Le 12 décembre 2019, lors d’un entretien avec la presse, Jerry Rawlings, alors qu’il répondait à la question pourquoi se promène-t-il dans les rues d’Accra sans garde du corps ? Il déclara ceci : « le pouvoir c’est le peuple et non un individu. En Afrique, les gens s’imposent à leur peuple parce qu’ils ont confisqué le pouvoir qui revient au peuple et non à eux. Ils règnent. Ils s’autorisent tout et n’importe quoi. Ils volent l’argent de leur peuple et ce peuple étant dépouillé de son pouvoir ne peut rien faire et il subit tout. Je n’ai pas cherché à être riche, mais à la fin je suis enrichi de l’amour de mon peuple. Je n’ai pas besoin de me promener avec une sécurité car ma sécurité c’est ce peuple qui m’a vu le servir ».

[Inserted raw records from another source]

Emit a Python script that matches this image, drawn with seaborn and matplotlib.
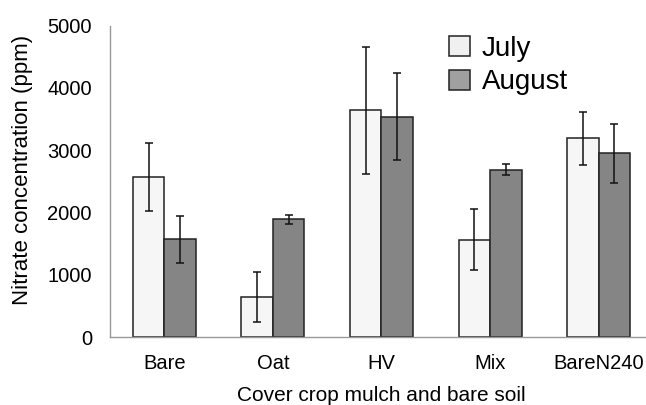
import pandas as pd
import matplotlib.pyplot as plt
import seaborn as sns
from matplotlib.patches import Patch

# values
categories = ['Bare', 'Oat', 'HV', 'Mix', 'BareN240']
months = ['July', 'August']
july_mean = [2570, 640, 3640, 1560, 3190]
july_err = [540, 400, 1015, 490, 420]
august_mean = [1570, 1890, 3540, 2690, 2950]
august_err = [380, 75, 700, 90, 475]

data = pd.DataFrame({
    'crop': categories * 2,
    'month': ['July'] * len(categories) + ['August'] * len(categories),
    'nitrate': july_mean + august_mean,
})
errors = {'July': july_err, 'August': august_err}

sns.set_style('white')
plt.rcParams['font.family'] = ['Liberation Sans', 'DejaVu Sans']
plt.rcParams['text.color'] = 'black'
plt.rcParams['axes.labelcolor'] = 'black'
plt.rcParams['xtick.color'] = 'black'
plt.rcParams['ytick.color'] = 'black'

fig = plt.figure(figsize=(6.46, 4.05), dpi=100)
# the x axis runs slightly past the right edge of the picture
ax = fig.add_axes([0.1703, 0.1679, 1.0108 - 0.1703, 0.9365 - 0.1679])

sns.barplot(data=data, x='crop', y='nitrate', hue='month', order=categories,
            hue_order=months, palette={'July': '#f6f6f6', 'August': '#858585'},
            width=0.58, gap=0, edgecolor='#222222', linewidth=1.1,
            errorbar=None, ax=ax)

# error bars at the centres of the drawn bars
for container, month in zip(ax.containers, months):
    xs = [p.get_x() + p.get_width() / 2 for p in container.patches]
    ys = [p.get_height() for p in container.patches]
    ax.errorbar(xs, ys, yerr=errors[month], fmt='none', ecolor='#111111',
                elinewidth=1.1, capsize=2.6, capthick=1.1, zorder=5)

ax.set_ylim(0, 5000)
ax.set_xlim(-0.5, 4.5)
ax.set_yticks(range(0, 5001, 1000))
ax.set_xticks([i - 0.5 for i in range(5)])
ax.set_xticklabels([''] * 5)
ax.set_xticks(range(5), minor=True)
ax.set_xticklabels(categories, minor=True)
ax.tick_params(axis='x', which='major', length=4.5, width=1, color='#999999', direction='out')
ax.tick_params(axis='x', which='minor', length=0, labelsize=14.5, pad=12)
ax.tick_params(axis='y', length=4.5, width=1, color='#999999', direction='in',
               labelsize=14.5, pad=13)

for side in ['top', 'right']:
    ax.spines[side].set_visible(False)
for side in ['left', 'bottom']:
    ax.spines[side].set_color('#999999')
    ax.spines[side].set_linewidth(1.0)

ax.set_xlabel('Cover crop mulch and bare soil', fontsize=15, labelpad=9.5)
ax.set_ylabel('Nitrate concentration (ppm)', fontsize=16)
ax.yaxis.set_label_coords(-0.142, 0.538)

handles = [Patch(facecolor='#f0f0f0', edgecolor='#222222', linewidth=1.1),
           Patch(facecolor='#a0a0a0', edgecolor='#222222', linewidth=1.1)]
ax.legend(handles, months, loc='upper left', bbox_to_anchor=(0.624, 0.968),
          frameon=False, fontsize=20, handlelength=0.75, handleheight=0.75,
          handletextpad=0.43, labelspacing=0.28, borderpad=0, borderaxespad=0)

fig.savefig('out.png', dpi=100)
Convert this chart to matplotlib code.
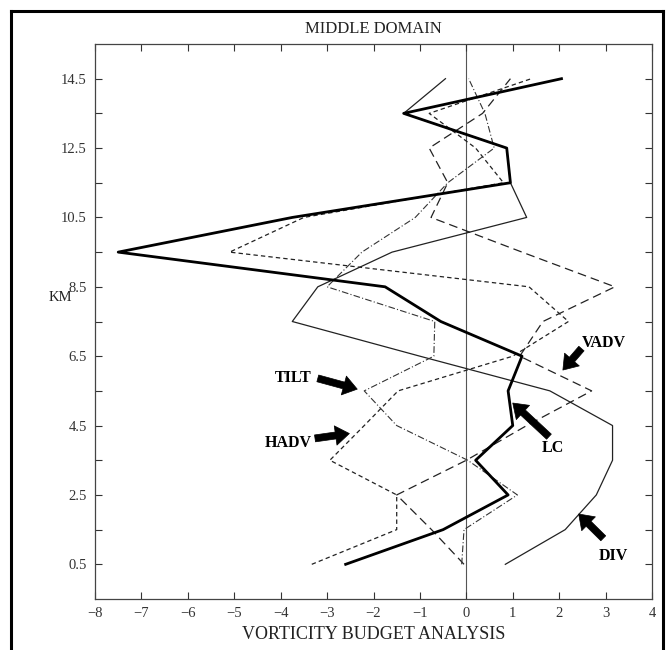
import numpy as np
import matplotlib
matplotlib.use("Agg")
import matplotlib.pyplot as plt
from matplotlib.lines import Line2D

plt.rcParams['font.family'] = ['Liberation Serif', 'DejaVu Serif']

# heights (km) and budget terms at each level
km = [0.5, 1.5, 2.5, 3.5, 4.5, 5.5, 6.5, 7.5, 8.5, 9.5, 10.5, 11.5, 12.5, 13.5, 14.5]
lc = [-2.6, -0.5, 0.9, 0.2, 1.0, 0.9, 1.2, -0.55, -1.75, -7.5, -3.75, 0.95, 0.87, -1.35, 2.05]
div = [0.84, 2.13, 2.8, 3.15, 3.15, 1.8, -1.0, -3.75, -3.2, -1.6, 1.3, 0.95, 0.87, -1.35, -0.45]
vadv = [-0.05, -0.75, -1.5, 0.0, 1.3, 2.7, 1.15, 1.65, 3.2, 1.2, -0.76, -0.4, -0.8, 0.35, 0.95]
hadv = [-3.33, -1.5, -1.5, -2.94, -2.2, -1.47, 1.0, 2.2, 1.35, -5.1, -3.5, 0.8, 0.2, -0.8, 1.4]
tilt = [-0.1, -0.05, 1.1, 0.03, -1.5, -2.2, -0.7, -0.68, -3.0, -2.25, -1.1, -0.4, 0.6, 0.4, 0.05]

xticks = list(range(-8, 5))
yticks_major = [0.5, 2.5, 4.5, 6.5, 8.5, 10.5, 12.5, 14.5]
yticks_minor = [1.5, 3.5, 5.5, 7.5, 9.5, 11.5, 13.5]

fig = plt.figure(figsize=(6.71, 6.5), dpi=100)
ax = fig.add_axes([95 / 671, 1 - 599 / 650, 557 / 671, 555 / 650])

ax.axvline(0, color='#555555', lw=0.8, zorder=1)

ax.plot(div, km, color='#222222', lw=0.9)
ax.plot(vadv, km, color='#222222', lw=0.9, dashes=(7, 4))
ax.plot(hadv, km, color='#222222', lw=0.9, dashes=(3.5, 2.5))
ax.plot(tilt, km, color='#333333', lw=0.8, dashes=(6, 2, 1, 2))
ax.plot(lc, km, color='black', lw=2.0, zorder=5)

ax.set_xlim(-8, 4)
ax.set_ylim(-0.5, 15.5)
ax.set_xticks(xticks)
ax.set_xticklabels([str(t).replace('-', '\u2212') for t in xticks])
ax.set_yticks(yticks_major)
ax.set_yticks(yticks_minor, minor=True)
ax.set_yticklabels([str(t) for t in yticks_major])
ax.tick_params(which='both', direction='in', top=True, right=True,
               length=5, width=0.8, labelsize=10.5, colors='#333333', pad=6)
for s in ax.spines.values():
    s.set_linewidth(0.9)
    s.set_color('#444444')

ax.set_title('MIDDLE DOMAIN', fontsize=12, pad=8, color='#222222')
ax.set_xlabel('VORTICITY BUDGET ANALYSIS', fontsize=13, labelpad=4, color='#222222')
ax.text(-8.75, 8.2, 'KM', fontsize=10.5, ha='center', va='center', color='#222222')

# block arrows pointing at each curve
arrow = dict(arrowstyle='simple,head_width=1.4,head_length=1.0,tail_width=0.5',
             fc='black', ec='black', lw=0.5, shrinkA=0, shrinkB=0)
notes = [
    ('VADV', (2.97, 6.89), (2.48, 6.72), (2.08, 6.1)),
    ('TILT', (-3.74, 5.87), (-3.2, 5.86), (-2.35, 5.55)),
    ('HADV', (-3.84, 4.0), (-3.26, 4.13), (-2.52, 4.27)),
    ('LC', (1.87, 3.85), (1.78, 4.18), (1.0, 5.15)),
    ('DIV', (3.16, 0.74), (2.95, 1.25), (2.42, 1.95)),
]
for name, pos, tail, head in notes:
    ax.text(pos[0], pos[1], name, fontsize=11.5, fontweight='bold',
            ha='center', va='center', zorder=6)
    ax.annotate('', xy=head, xytext=tail, arrowprops=arrow, zorder=6)

# outer border
for xs, ys in [([11 / 671, 11 / 671], [0, 1 - 11 / 650]),
               ([11 / 671, 663 / 671], [1 - 11 / 650, 1 - 11 / 650]),
               ([663 / 671, 663 / 671], [1 - 11 / 650, 0])]:
    fig.add_artist(Line2D(xs, ys, color='black', lw=2.2))

fig.savefig('out.png', dpi=100)
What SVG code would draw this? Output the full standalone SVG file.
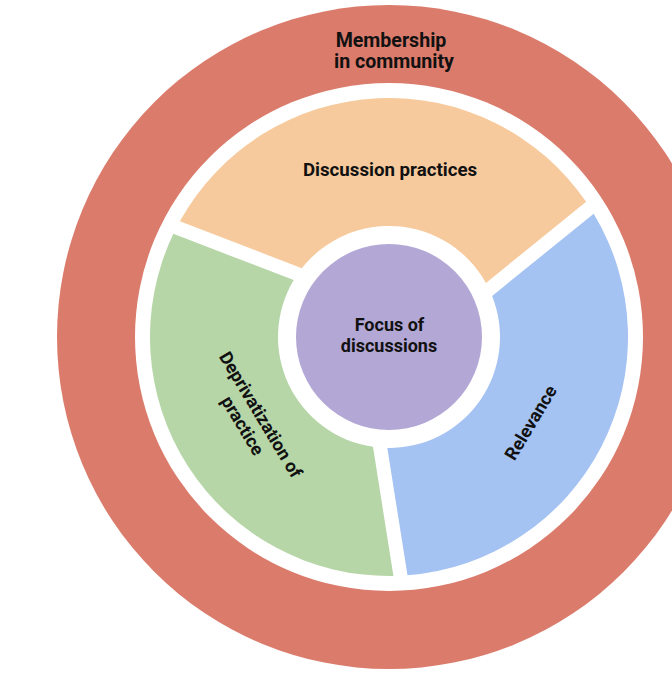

Malheureusement, Rawlings est mort. Les putschistes du moment qui le citent en exemple, n’ont jamais réussi à faire comme lui.
D’abord, le respect de la parole. Il a redonné au peuple sa dignité, pendant que d’autres continuent de réduire leur peuple à la servitude. Il a servi dans l’exemplarité et a lutté contre les maux qui ont appauvri sa société. Mais les putschistes du moment ont choisi de se servir et vivent dans une opulence ostentatoire.
Jerry Rawlings a choisi d’être dans le cœur des gens plutôt que d’avoir son nom sur un édifice ou sur les grands panneaux comme le font certains putschistes du moment.
Rawlings a appris à son peuple comment se faire entendre alors que d’autres putschistes réduisent leurs peuples au silence.
Il abhorrait le culte de la personnalité, car il estimait que le peuple n’oublie jamais ceux qui l’ont bien servi. Et le peuple ghanéen qu’il avait servi avec dévouement l’aimait tant et si bien que Rawlings n’avait pas besoin de se promener avec des gardes du corps dans les rues d’Accra. Sa sécurité, c’était le peuple ghanéen à la grandeur et à la prospérité duquel il se consacra corps et âme jusqu’à sa mort.
Le vrai Rawlings est mort. Les Rawlings du moment doivent savoir raison garder, arrêter d’abuser de leurs peuples pour éviter la déchéance et la condamnation du tribunal de l’histoire dont le verdict se raconte de générations en générations.